→ WHAT YOU SHOULD DO: Pull out every line below containing the word "diagram".

→ MATERIAL FOR THIS EXERCISE:
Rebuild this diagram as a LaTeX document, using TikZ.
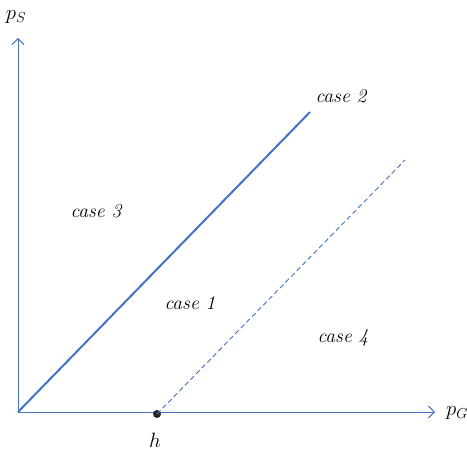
\documentclass[tikz,border=0pt]{standalone}
\usetikzlibrary{arrows.meta}
\definecolor{lblue}{RGB}{68,114,196}
\begin{document}
\begin{tikzpicture}[x=1pt,y=-1pt,
  axis/.style={draw=lblue,line width=0.9pt,-{Straight Barb[length=6pt,width=12pt]}},
  lab/.style={font=\fontsize{19.5}{22}\selectfont\itshape,inner sep=0pt},
  mlab/.style={font=\fontsize{22}{24}\selectfont,inner sep=0pt}]
\useasboundingbox (0,0) rectangle (467,452);
\coordinate (O) at (18,412);
\coordinate (Y) at (18,38);
\coordinate (X) at (435,412);
\coordinate (S) at (310,112);
\coordinate (D) at (405,160);
\draw[axis] (O) -- (Y);
\draw[axis] (O) -- (X);
\draw[lblue,line width=2pt] (O) -- (S);
\node[circle,fill=black!85,inner sep=0pt,minimum size=8pt] (h) at (157,414) {};
\draw[lblue,line width=0.9pt,dash pattern=on 5pt off 3pt] (h.center) -- (D);
\node[mlab] (ps) at (16,17) {$p_S$};
\node[mlab,anchor=west] (pg) at (446,413) {$p_G$};
\node[mlab] (hl) at (155,440) {$h$};
\node[lab] (c2) at (341,96) {case 2};
\node[lab] (c3) at (96,211) {case 3};
\node[lab] (c1) at (190,303) {case 1};
\node[lab] (c4) at (343,338) {case 4};
\end{tikzpicture}
\end{document}
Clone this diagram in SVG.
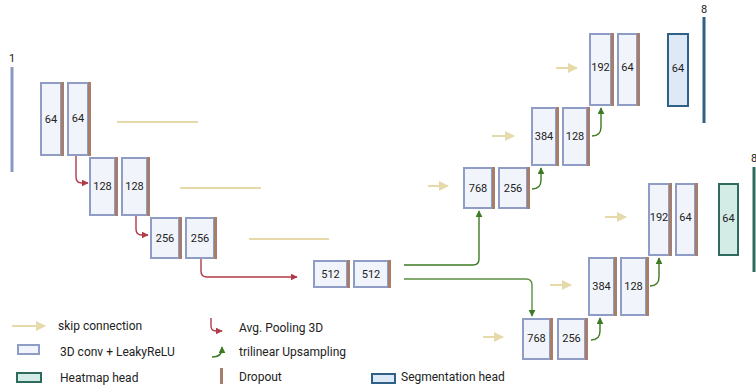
<svg xmlns="http://www.w3.org/2000/svg" width="756" height="387" viewBox="0 0 756 387">
<style>
text{font-family:Roboto,"Liberation Sans",Arial,sans-serif;fill:#222}
.bl{font-size:11px;text-anchor:middle;dominant-baseline:central}
.lg{font-size:12px}
.box{fill:#f1f4fa;stroke:#8e9cc6;stroke-width:2}
.drop{fill:#a77e6a}
.seg{fill:#dde9f7;stroke:#2f6088;stroke-width:2}
.heat{fill:#d4ece6;stroke:#2e6b5e;stroke-width:2}
.skip{stroke:#e6d9aa;stroke-width:2;fill:none}
.pool{stroke:#b23a48;stroke-width:1.4;fill:none}
.up{stroke:#3d7a22;stroke-width:1.4;fill:none}
</style>
<defs>
<marker id="ahSkip" viewBox="0 0 10 10" refX="9" refY="5" markerWidth="5" markerHeight="5" orient="auto" markerUnits="strokeWidth"><path d="M0,0 L10,5 L0,10 z" fill="#e6d9aa"/></marker>
<marker id="ahPool" viewBox="0 0 10 10" refX="9" refY="5" markerWidth="5" markerHeight="5" orient="auto" markerUnits="strokeWidth"><path d="M0,0 L10,5 L0,10 z" fill="#b23a48"/></marker>
<marker id="ahUp" viewBox="0 0 10 10" refX="9" refY="5" markerWidth="5" markerHeight="5" orient="auto" markerUnits="strokeWidth"><path d="M0,0 L10,5 L0,10 z" fill="#3d7a22"/></marker>
</defs>

<!-- input / output lines -->
<g id="input">
<line x1="12" y1="67" x2="12" y2="172" stroke="#8a9ac4" stroke-width="3"/>
<text x="12" y="62" font-size="11" text-anchor="middle">1</text>
</g>
<g id="seg-out">
<line x1="704" y1="17" x2="704" y2="123" stroke="#2f6088" stroke-width="3"/>
<text x="704" y="13" font-size="11" text-anchor="middle">8</text>
</g>
<g id="heat-out">
<line x1="754" y1="167" x2="754" y2="272" stroke="#2e6b5e" stroke-width="3"/>
<text x="751" y="162" font-size="11">8</text>
</g>

<!-- encoder -->
<g id="e1a"><rect class="box" x="41" y="83" width="20" height="72"/><rect class="drop" x="61" y="82" width="3" height="74"/><text class="bl" x="51" y="119">64</text></g>
<g id="e1b"><rect class="box" x="68" y="83" width="20" height="72"/><rect class="drop" x="88" y="82" width="3" height="74"/><text class="bl" x="78" y="118">64</text></g>
<g id="e2a"><rect class="box" x="90" y="158" width="25" height="57"/><rect class="drop" x="115" y="157" width="3" height="59"/><text class="bl" x="102.5" y="186">128</text></g>
<g id="e2b"><rect class="box" x="122" y="158" width="25" height="57"/><rect class="drop" x="147" y="157" width="3" height="59"/><text class="bl" x="134.5" y="186">128</text></g>
<g id="e3a"><rect class="box" x="151" y="218" width="28" height="40"/><rect class="drop" x="179" y="217" width="3" height="42"/><text class="bl" x="165" y="238">256</text></g>
<g id="e3b"><rect class="box" x="186" y="218" width="28" height="40"/><rect class="drop" x="214" y="217" width="3" height="42"/><text class="bl" x="200" y="238">256</text></g>
<g id="b1"><rect class="box" x="314" y="261" width="33" height="26"/><rect class="drop" x="347" y="260" width="3" height="28"/><text class="bl" x="330.5" y="274">512</text></g>
<g id="b2"><rect class="box" x="354" y="261" width="34" height="26"/><rect class="drop" x="388" y="260" width="3" height="28"/><text class="bl" x="371" y="274">512</text></g>

<!-- top decoder -->
<g id="t1a"><rect class="box" x="464" y="168" width="28" height="40"/><rect class="drop" x="492" y="167" width="3" height="42"/><text class="bl" x="478" y="188">768</text></g>
<g id="t1b"><rect class="box" x="499" y="168" width="28" height="40"/><rect class="drop" x="527" y="167" width="3" height="42"/><text class="bl" x="513" y="188">256</text></g>
<g id="t2a"><rect class="box" x="532" y="108" width="24" height="57"/><rect class="drop" x="556" y="107" width="3" height="59"/><text class="bl" x="544" y="136">384</text></g>
<g id="t2b"><rect class="box" x="563" y="108" width="24" height="57"/><rect class="drop" x="587" y="107" width="3" height="59"/><text class="bl" x="575" y="136">128</text></g>
<g id="t3a"><rect class="box" x="590" y="34" width="21" height="71"/><rect class="drop" x="611" y="33" width="3" height="73"/><text class="bl" x="600.5" y="67">192</text></g>
<g id="t3b"><rect class="box" x="618" y="34" width="19" height="71"/><rect class="drop" x="637" y="33" width="3" height="73"/><text class="bl" x="627.5" y="67">64</text></g>
<g id="seghead"><rect class="seg" x="668" y="34" width="20" height="72"/><text class="bl" x="678" y="68">64</text></g>

<!-- bottom decoder -->
<g id="u1a"><rect class="box" x="523" y="319" width="27" height="40"/><rect class="drop" x="550" y="318" width="3" height="42"/><text class="bl" x="536.5" y="338">768</text></g>
<g id="u1b"><rect class="box" x="558" y="319" width="27" height="40"/><rect class="drop" x="585" y="318" width="3" height="42"/><text class="bl" x="571.5" y="338">256</text></g>
<g id="u2a"><rect class="box" x="589" y="258" width="25" height="57"/><rect class="drop" x="614" y="257" width="3" height="59"/><text class="bl" x="601.5" y="286">384</text></g>
<g id="u2b"><rect class="box" x="621" y="258" width="25" height="57"/><rect class="drop" x="646" y="257" width="3" height="59"/><text class="bl" x="633.5" y="286">128</text></g>
<g id="u3a"><rect class="box" x="649" y="184" width="20" height="71"/><rect class="drop" x="669" y="183" width="3" height="73"/><text class="bl" x="659" y="217">192</text></g>
<g id="u3b"><rect class="box" x="676" y="184" width="19" height="71"/><rect class="drop" x="695" y="183" width="3" height="73"/><text class="bl" x="685.5" y="217">64</text></g>
<g id="heathead"><rect class="heat" x="719" y="184" width="19" height="71"/><text class="bl" x="728.5" y="218">64</text></g>

<!-- connectors -->
<g id="connectors">
<line class="skip" x1="117" y1="122" x2="198" y2="122"/>
<line class="skip" x1="180" y1="188" x2="261" y2="188"/>
<line class="skip" x1="249" y1="239" x2="329" y2="239"/>
<line class="skip" x1="428" y1="186" x2="448" y2="186" marker-end="url(#ahSkip)"/>
<line class="skip" x1="492" y1="136" x2="514" y2="136" marker-end="url(#ahSkip)"/>
<line class="skip" x1="556" y1="68" x2="577" y2="68" marker-end="url(#ahSkip)"/>
<line class="skip" x1="483" y1="337" x2="503" y2="337" marker-end="url(#ahSkip)"/>
<line class="skip" x1="550" y1="285" x2="571" y2="285" marker-end="url(#ahSkip)"/>
<line class="skip" x1="605" y1="217" x2="626" y2="217" marker-end="url(#ahSkip)"/>

<path class="pool" d="M76,156 V177 Q76,183 82,183 H88" marker-end="url(#ahPool)"/>
<path class="pool" d="M136,216 V229 Q136,235 142,235 H148" marker-end="url(#ahPool)"/>
<path class="pool" d="M201,259 V271 Q201,277 207,277 H297" marker-end="url(#ahPool)"/>

<path class="up" d="M404,265 H473 Q479,265 479,259 V211" marker-end="url(#ahUp)"/>
<path d="M404,279 H526 Q532,279 532,285 V316" fill="none" stroke="#5c8f44" stroke-width="1.4" marker-end="url(#ahUp)"/>
<path class="up" d="M532,189 Q541,189 541,180 V168" marker-end="url(#ahUp)"/>
<path class="up" d="M592,136 Q601,136 601,127 V108" marker-end="url(#ahUp)"/>
<path class="up" d="M591,340 Q600,340 600,331 V318" marker-end="url(#ahUp)"/>
<path class="up" d="M650,286 Q659,286 659,277 V258" marker-end="url(#ahUp)"/>
</g>

<!-- legend -->
<g id="legend">
<line class="skip" x1="12" y1="326" x2="45" y2="326" marker-end="url(#ahSkip)"/>
<text class="lg" x="58" y="330">skip connection</text>
<rect class="box" x="18" y="345" width="21" height="9"/>
<text class="lg" x="60" y="356">3D conv + LeakyReLU</text>
<rect class="heat" x="17" y="373" width="24" height="9"/>
<text class="lg" x="60" y="382">Heatmap head</text>
<path class="pool" d="M211,318 V326 Q211,331 216,331 H222" marker-end="url(#ahPool)"/>
<text class="lg" x="239" y="332">Avg. Pooling 3D</text>
<path class="up" d="M212,357 Q222,357 222,349 V347" marker-end="url(#ahUp)"/>
<text class="lg" x="239" y="356">trilinear Upsampling</text>
<rect class="drop" x="220" y="368" width="3" height="16"/>
<text class="lg" x="239" y="381">Dropout</text>
<rect class="seg" x="372" y="374" width="23" height="9"/>
<text class="lg" x="401" y="381">Segmentation head</text>
</g>
</svg>
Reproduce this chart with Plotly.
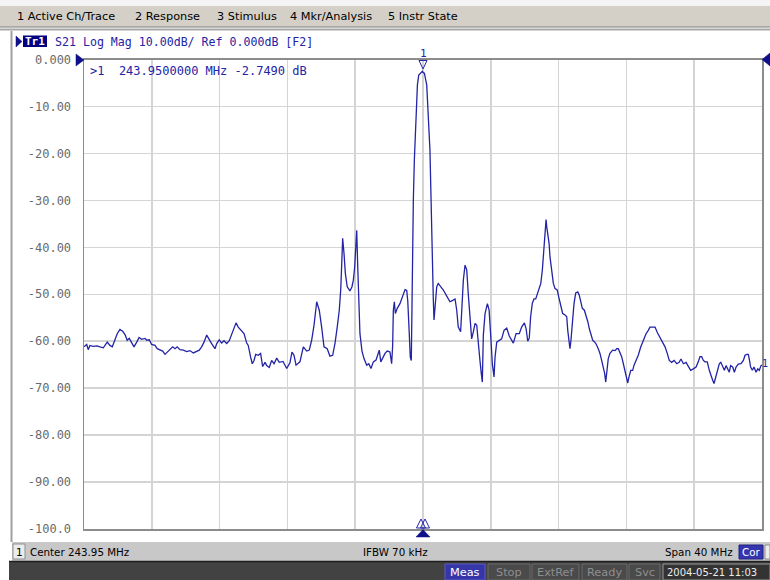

→ RESULT BELOW:
Rebuild this diagram as a LaTeX document, using TikZ.
Clone this diagram in SVG.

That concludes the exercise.